For decades, Global Positioning System (GPS) technology has been incorporated into munitions to meet rigid requirements for guidance and navigation. As a result, a substantial number of DoD weapons systems are dependent on GPS data to provide accurate position, direction of motion, and time information while in flight. This dependency creates a critical vulnerability for many U.S. munitions systems in engagements where the intended targets are either equipped with high-power jammers or the GPS constellation is compromised.
The goal of the Micro-Technology for Positioning, Navigation and Timing (Micro-PNT) program is to develop technology for self-contained, chip-scale inertial navigation and precision guidance. Size, weight, and power are key concerns in the overall system design of guided munitions. Breakthroughs in microfabrication techniques may allow for the development of a single package containing all the necessary devices (clocks, accelerometers, gyroscopes and calibration stages) incorporated into a small (8 mm3) and low-power (1 W) timing and inertial measurement unit. On-chip calibration should allow for constant internal error correction to reduce drift and thereby enable more accurate devices. Trending away from ultra-low drift sensors to a self-calibration approach will allow revolutionary breakthroughs in technology for positioning, navigation, and timing.
In January 2010, DARPA launched a coordinated effort focused on the development of microtechnology specifically addressing the challenges associated with miniaturization of high-precision clocks and inertial instruments. The program, Micro-PNT is comprised of four thrust areas: Clocks, Inertial Sensors, Microscale Integration, and Test & Evaluation. Each of these thrust areas is made up of various efforts exploring new fabrication techniques, deep integration, and on-chip self-calibration, all hand-in-hand with the development of “plug-and-test” architectures.

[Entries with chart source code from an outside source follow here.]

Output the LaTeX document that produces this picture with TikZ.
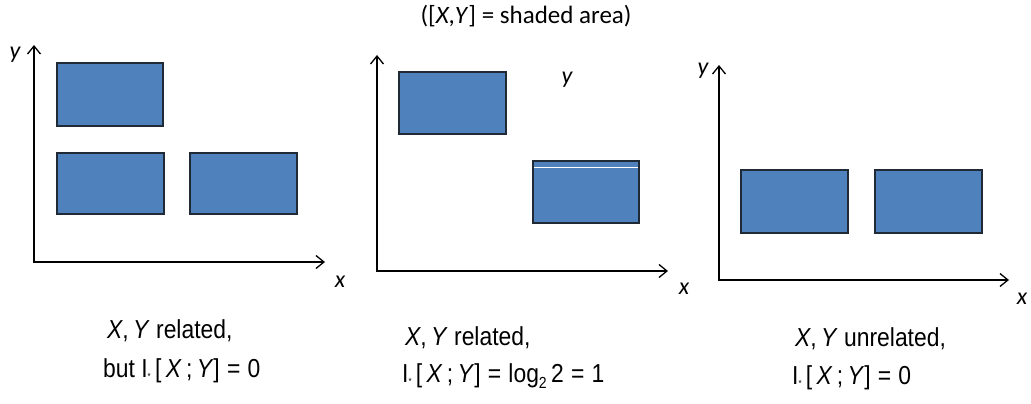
\documentclass[tikz,border=0pt]{standalone}
\usepackage{fontspec}
\setmainfont{Liberation Sans}
\newfontfamily\calfont{Carlito}
\newfontfamily\narrowfont[FakeStretch=0.88]{Liberation Sans}
\usetikzlibrary{arrows.meta,positioning,calc}
\definecolor{blkc}{HTML}{4F81BD}
\definecolor{edgec}{HTML}{1F2A36}
\tikzset{
  >={Straight Barb[length=8pt,width=13pt]},
  axis/.style={<->,line width=1.3pt,draw=black},
  blk/.style={draw=edgec,fill=blkc,line width=1.2pt},
  axl/.style={font=\calfont\itshape\fontsize{24}{26}\selectfont,inner sep=0pt},
  ttl/.style={font=\calfont\fontsize{25}{28}\selectfont,inner sep=0pt},
  lbl/.style={font=\narrowfont\fontsize{26}{28}\selectfont,anchor=base west,inner sep=0pt},
}
\newcommand{\istar}{I\raisebox{-0.2ex}{\fontsize{9}{9}\selectfont*}}
\newcommand{\ixy}{\istar\,[\,\textit{X}\,;\,\textit{Y}]\;=\;}
% axes: name, origin, height, width
\newcommand{\plane}[4]{%
  \coordinate (#1-o) at (#2);
  \coordinate (#1-y) at ($(#2)+(0,-#3)$);
  \coordinate (#1-x) at ($(#2)+(#4,0)$);
  \draw[axis] (#1-y) |- (#1-x);}

\begin{document}
\begin{tikzpicture}[x=1pt,y=-1pt]
  \useasboundingbox (0,0) rectangle (1031,404);
  \node[ttl] (title) at (526,16) {([\textit{X},\textit{Y}] = shaded area)};

  % left
  \plane{A}{34,262}{217}{291}
  \draw[blk] (57,63) rectangle (163,126);
  \foreach \x in {57,190} \draw[blk] (\x,153) rectangle ++(107,61);
  \node[axl] (A-ly) at (15,55) {y};
  \node[axl] (A-lx) at (340,282) {x};
  \node[lbl] (A-t1) at (107,338) {\textit{X},\,\textit{Y} related,};
  \node[lbl] (A-t2) at (103,377) {but \ixy 0};

  % middle
  \plane{B}{377,271}{216}{291}
  \draw[blk] (399,72) rectangle (506,134);
  \draw[blk] (533,161) rectangle (639,223);
  \draw[white,line width=1pt] (534,167) -- (638,167);
  \node[axl] (B-ly) at (567,80) {y};
  \node[axl] (B-lx) at (684,289) {x};
  \node[lbl] (B-t1) at (405,345) {\textit{X},\,\textit{Y} related,};
  \node[lbl] (B-t2) at (402,382) {\ixy log\raisebox{-0.45ex}{\fontsize{16}{16}\selectfont 2}\,2\;=\;1};

  % right
  \plane{C}{719,280}{215}{290}
  \foreach \x in {741,875} \draw[blk] (\x,170) rectangle ++(107,63);
  \node[axl] (C-ly) at (703,71) {y};
  \node[axl] (C-lx) at (1022,299) {x};
  \node[lbl] (C-t1) at (795,346) {\textit{X},\,\textit{Y} unrelated,};
  \node[lbl] (C-t2) at (792,384) {\ixy 0};
\end{tikzpicture}
\end{document}
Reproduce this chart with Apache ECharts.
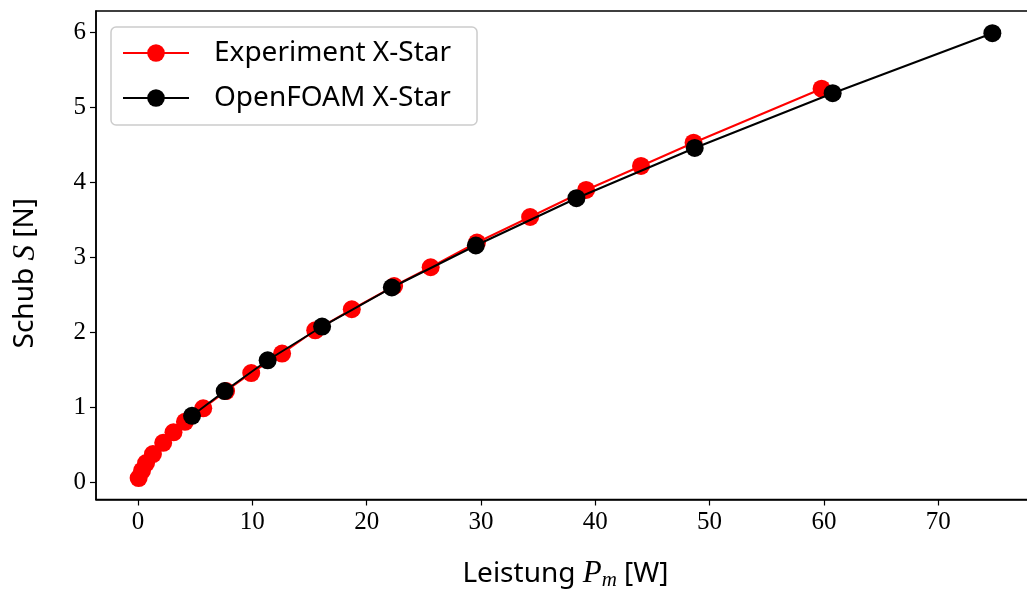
<!DOCTYPE html>
<html>
<head>
<meta charset="utf-8">
<script src="https://cdn.jsdelivr.net/npm/echarts@6/dist/echarts.min.js"></script>
<style>
  html, body { margin: 0; padding: 0; background: #fff; }
  #main { width: 1027px; height: 589px; }
</style>
</head>
<body>
<div id="main"></div>
<script>
// Experiment X-Star (rot)
var expP = [0.05, 0.35, 0.7, 1.3, 2.2, 3.1, 4.1, 5.7, 7.7, 9.9, 12.6, 15.5, 18.7, 22.4, 25.6, 29.65, 34.3, 39.2, 44.0, 48.6, 59.8];
var expS = [0.06, 0.16, 0.26, 0.38, 0.53, 0.67, 0.81, 0.99, 1.22, 1.46, 1.72, 2.03, 2.31, 2.62, 2.87, 3.2, 3.54, 3.9, 4.22, 4.53, 5.25];
// OpenFOAM X-Star (schwarz)
var cfdP = [4.72, 7.58, 11.34, 16.1, 22.2, 29.55, 38.35, 48.7, 60.77, 74.74];
var cfdS = [0.89, 1.22, 1.63, 2.08, 2.60, 3.16, 3.79, 4.46, 5.19, 5.99];

var xTicks = [0, 10, 20, 30, 40, 50, 60, 70];
var yTicks = [0, 1, 2, 3, 4, 5, 6];

function pairs(xs, ys) {
    var out = [];
    for (var i = 0; i < xs.length; i++) out.push([xs[i], ys[i]]);
    return out;
}

var myChart = echarts.init(document.getElementById('main'));
var tickFont = {color: '#000', fontFamily: 'Liberation Serif', fontSize: 25};
var sans = 'Noto Sans';

myChart.setOption({
    animation: false,
    backgroundColor: '#fff',
    grid: {
        left: 96, top: 11, width: 939, height: 488.5,
        outerBoundsMode: 'none', containLabel: false,
        show: true, borderColor: '#000', borderWidth: 1.5, backgroundColor: 'transparent'
    },
    legend: {
        orient: 'vertical',
        left: 111, top: 27,
        padding: [10, 26, 11, 11],
        itemWidth: 66, itemHeight: 22, itemGap: 13,
        backgroundColor: 'rgba(255,255,255,0.8)',
        borderColor: '#ccc', borderWidth: 1.5, borderRadius: 5,
        textStyle: {color: '#000', fontFamily: sans, fontSize: 28, lineHeight: 32, padding: [0, 0, 0, 20]},
        data: ['Experiment X-Star', 'OpenFOAM X-Star']
    },
    xAxis: {
        type: 'value', min: -3.68, max: 78.47,
        axisLine: {show: true, onZero: false, lineStyle: {color: '#000', width: 1.5}},
        axisTick: {show: true, length: 6, lineStyle: {color: '#000', width: 1.2}, customValues: xTicks},
        axisLabel: Object.assign({margin: 10, customValues: xTicks}, tickFont),
        splitLine: {show: false},
        name: 'Leistung {i|P}{s|m} [W]',
        nameLocation: 'middle', nameGap: 58,
        nameTextStyle: {
            color: '#000', fontFamily: sans, fontSize: 28,
            rich: {
                i: {fontFamily: 'Liberation Serif', fontStyle: 'italic', fontSize: 31, color: '#000'},
                s: {fontFamily: 'Liberation Serif', fontStyle: 'italic', fontSize: 21, color: '#000', padding: [12, 0, 0, 0]}
            }
        }
    },
    yAxis: {
        type: 'value', min: -0.226, max: 6.286,
        axisLine: {show: true, onZero: false, lineStyle: {color: '#000', width: 1.5}},
        axisTick: {show: true, length: 6, lineStyle: {color: '#000', width: 1.2}, customValues: yTicks},
        axisLabel: Object.assign({margin: 10, customValues: yTicks}, tickFont),
        splitLine: {show: false},
        name: 'Schub {i|S} [N]',
        nameLocation: 'middle', nameGap: 55,
        nameTextStyle: {
            color: '#000', fontFamily: sans, fontSize: 28,
            padding: [0, 36, 0, 0],
            rich: {
                i: {fontFamily: 'Liberation Serif', fontStyle: 'italic', fontSize: 31, color: '#000'}
            }
        }
    },
    series: [{
        name: 'Experiment X-Star',
        type: 'line',
        data: pairs(expP, expS),
        symbol: 'circle', symbolSize: 18,
        itemStyle: {color: '#ff0000'},
        lineStyle: {color: '#ff0000', width: 2},
        z: 2
    }, {
        name: 'OpenFOAM X-Star',
        type: 'line',
        data: pairs(cfdP, cfdS),
        symbol: 'circle', symbolSize: 18,
        itemStyle: {color: '#000000'},
        lineStyle: {color: '#000000', width: 2},
        z: 3
    }]
});
</script>
</body>
</html>
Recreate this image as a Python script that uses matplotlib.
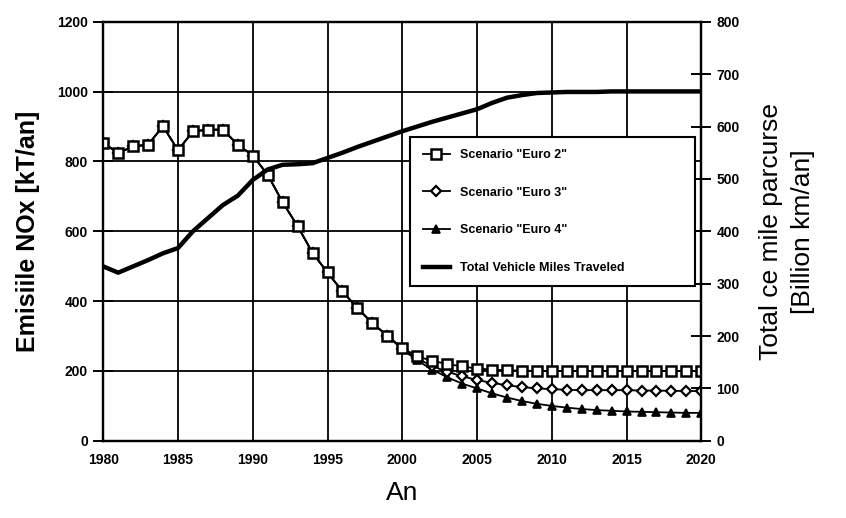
import numpy as np
import matplotlib
matplotlib.use('Agg')
import matplotlib.pyplot as plt

plt.rcParams['font.family'] = ['Liberation Sans Narrow', 'Liberation Sans', 'DejaVu Sans']

years = np.arange(1980, 2021)

# NOx emissions [kT/an], left axis
euro2 = [853, 824, 843, 848, 901, 832, 886, 891, 891, 848,
         817, 762, 683, 615, 538, 482, 428, 380, 337, 301,
         266, 242, 229, 220, 213, 207, 204, 202, 201, 200,
         200, 200, 200, 200, 200, 200, 200, 200, 200, 200, 200]
euro3 = [853, 824, 843, 848, 901, 832, 886, 891, 891, 848,
         817, 762, 683, 615, 538, 482, 428, 380, 337, 301,
         264, 236, 214, 198, 185, 174, 166, 159, 154, 150,
         148, 146, 145, 145, 145, 145, 144, 144, 143, 143, 142]
euro4 = [853, 824, 843, 848, 901, 832, 886, 891, 891, 848,
         817, 762, 683, 615, 538, 482, 428, 380, 337, 301,
         262, 230, 204, 182, 164, 150, 136, 124, 114, 106,
         100, 95, 91, 88, 86, 84, 83, 82, 81, 80, 80]

# total vehicle km [Billion km/an], right axis
vmt = [333, 321, 333, 345, 358, 368, 400, 425, 450, 468,
       498, 518, 527, 528, 530, 540, 550, 561, 571, 581,
       591, 600, 609, 617, 625, 633, 645, 655, 660, 664,
       665, 666, 666, 666, 667, 667, 667, 667, 667, 667, 667]

fig = plt.figure(figsize=(8.46, 5.18), dpi=100)
ax = fig.add_axes([0.122, 0.149, 0.707, 0.809])
ax2 = ax.twinx()

l3, = ax.plot(years, euro4, color='black', lw=1.3, marker='^', ms=6,
              mfc='black', mec='black', mew=1.2, label='Scenario "Euro 4"', zorder=3)
l2, = ax.plot(years, euro3, color='black', lw=1.3, marker='D', ms=5,
              mfc='white', mec='black', mew=1.6, label='Scenario "Euro 3"', zorder=4)
l1, = ax.plot(years, euro2, color='black', lw=1.3, marker='s', ms=7,
              mfc='white', mec='black', mew=1.8, label='Scenario "Euro 2"', zorder=5)
l4, = ax2.plot(years, vmt, color='black', lw=3.2, label='Total Vehicle Miles Traveled')

ax.set_xlim(1980, 2020)
ax.set_ylim(0, 1200)
ax2.set_ylim(0, 800)
ax.set_xticks(np.arange(1980, 2021, 5))
ax.set_yticks(np.arange(0, 1201, 200))
ax2.set_yticks(np.arange(0, 801, 100))
ax.grid(True, color='black', lw=1.3)
ax.set_axisbelow(True)

for a in (ax, ax2):
    for s in a.spines.values():
        s.set_linewidth(1.6)
ax.tick_params(axis='y', direction='inout', length=14, width=1.4, labelsize=10, pad=4)
ax.tick_params(axis='x', length=0, labelsize=10, pad=9)
ax2.tick_params(axis='y', direction='inout', length=14, width=1.4, labelsize=10, pad=4)
for lab in ax.get_xticklabels() + ax.get_yticklabels() + ax2.get_yticklabels():
    lab.set_fontweight('bold')

ax.set_ylabel('Emisiile NOx [kT/an]', fontsize=18, fontweight='bold',
              family=['Liberation Sans', 'DejaVu Sans'], labelpad=12)
ax2.set_ylabel('Total ce mile parcurse\n[Billion km/an]', fontsize=19,
               family=['Liberation Sans', 'DejaVu Sans'], labelpad=14,
               linespacing=1.4)
ax.set_xlabel('An', fontsize=19, family=['Liberation Sans', 'DejaVu Sans'], labelpad=10)

leg = ax2.legend(handles=[l1, l2, l3, l4], loc='upper left',
                 bbox_to_anchor=(0.513, 0.726, 0.477, 0.0), mode='expand',
                 fancybox=False, edgecolor='black', framealpha=1,
                 prop={'weight': 'bold', 'size': 9},
                 labelspacing=2.05, handlelength=2.2, borderpad=1.0,
                 borderaxespad=0.0)
leg.get_frame().set_linewidth(1.5)
leg.set_zorder(10)

fig.savefig('out.png', dpi=100)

The developments consider a number of operational scenarios, ranging from dismounted-soldier navigation to navigation, guidance, and control (NG&C) of Unmanned Air Vehicles (UAVs), Unmanned Underwater Vehicles (UUVs), and guided missiles. The new Micro-PNT initiatives seek to increase the dynamic range of inertial sensors, reduce the long-term drift in clocks and inertial sensors, develop ultra-small chips providing position, orientation, and time information, and provide a universal and flexible platform for the test and evaluation of components developed within the comprehensive Micro-PNT program.